The Bank Slate

INSIGHTS INTO THE BANKING INDUSTRY

BOK Financial records unrealized losses tied to MBS

BOK Financial in Tulsa, Okla., has recorded $50 million of pretax losses to reduce the carrying value of certain trading securities. 


The $50.2 billion-asset company said in a regulatory filing Wednesday that the losses have been recorded since March 4. Most of the recorded losses are unrealized; they could fluctuate over the rest of the first quarter. 

BOK Financial pointed to recent events, including expected action by the Federal Reserve to combat rising inflation and market disruptions caused by Russia’s invasion of Ukraine, for reduced investor demand for lower-coupon, U.S. government agency issued mortgage-backed securities.

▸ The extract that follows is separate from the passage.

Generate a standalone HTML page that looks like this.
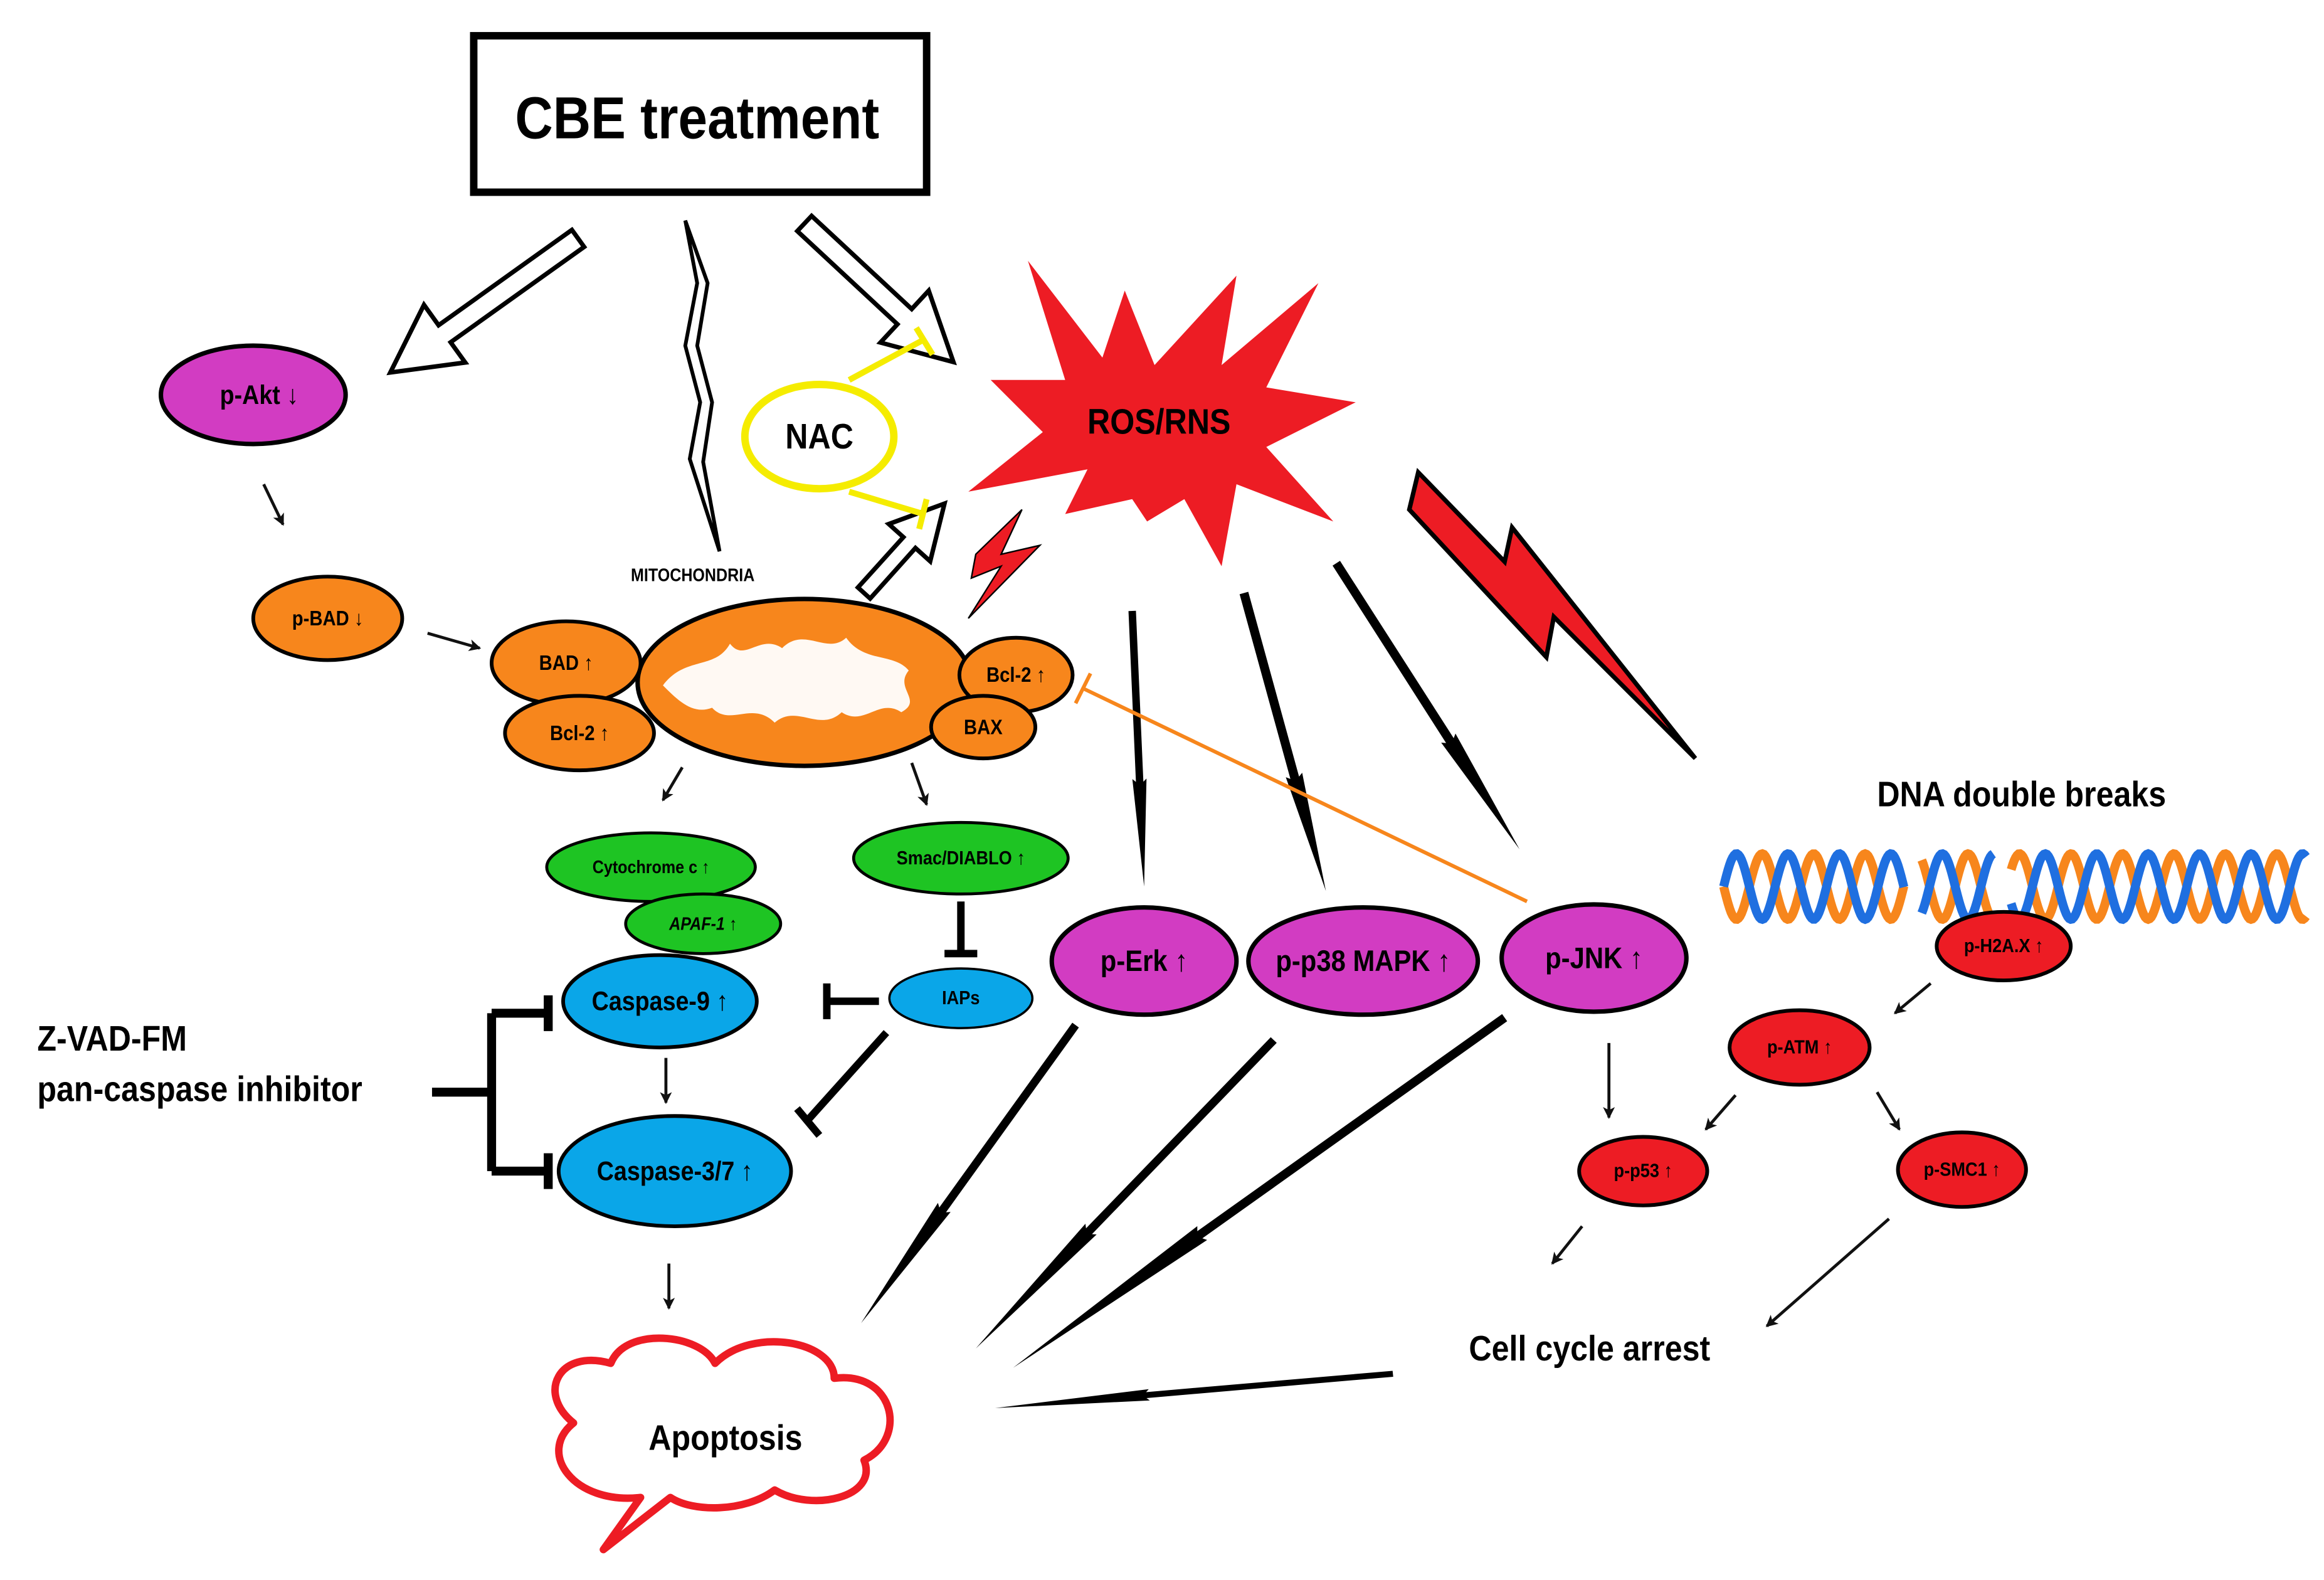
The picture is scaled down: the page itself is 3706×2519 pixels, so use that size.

“Providing liquidity to mortgage markets has been a successful and profitable part of our business for many years,” Stacy Kymes, BOK Financial’s president and CEO, said in the filing. 

“We believe this charge materially represents fair value adjustment at present, however market conditions are choppy and this could change as market conditions evolve,” Kymes added. “While this business has created earnings volatility currently, the historic and long-term prospects of our trading platform has been good and we remain committed to this business.” 

The loss is roughly equal to 56 cents a share, or about 1% of tangible book value per share, Keefe, Buyette & Woods observed in a note to clients. 

Other banks could have similar losses, analysts warned. 

“At this time, we are not adjusting our estimates given the rapidly evolving situation and continued volatility of the market in both directions,” Jon Arfstrom, an analyst at RBC Capital Markets, wrote in a client note. “We will continue to monitor current events closely given the potential long-term consequences for both BOK and the industry at large.”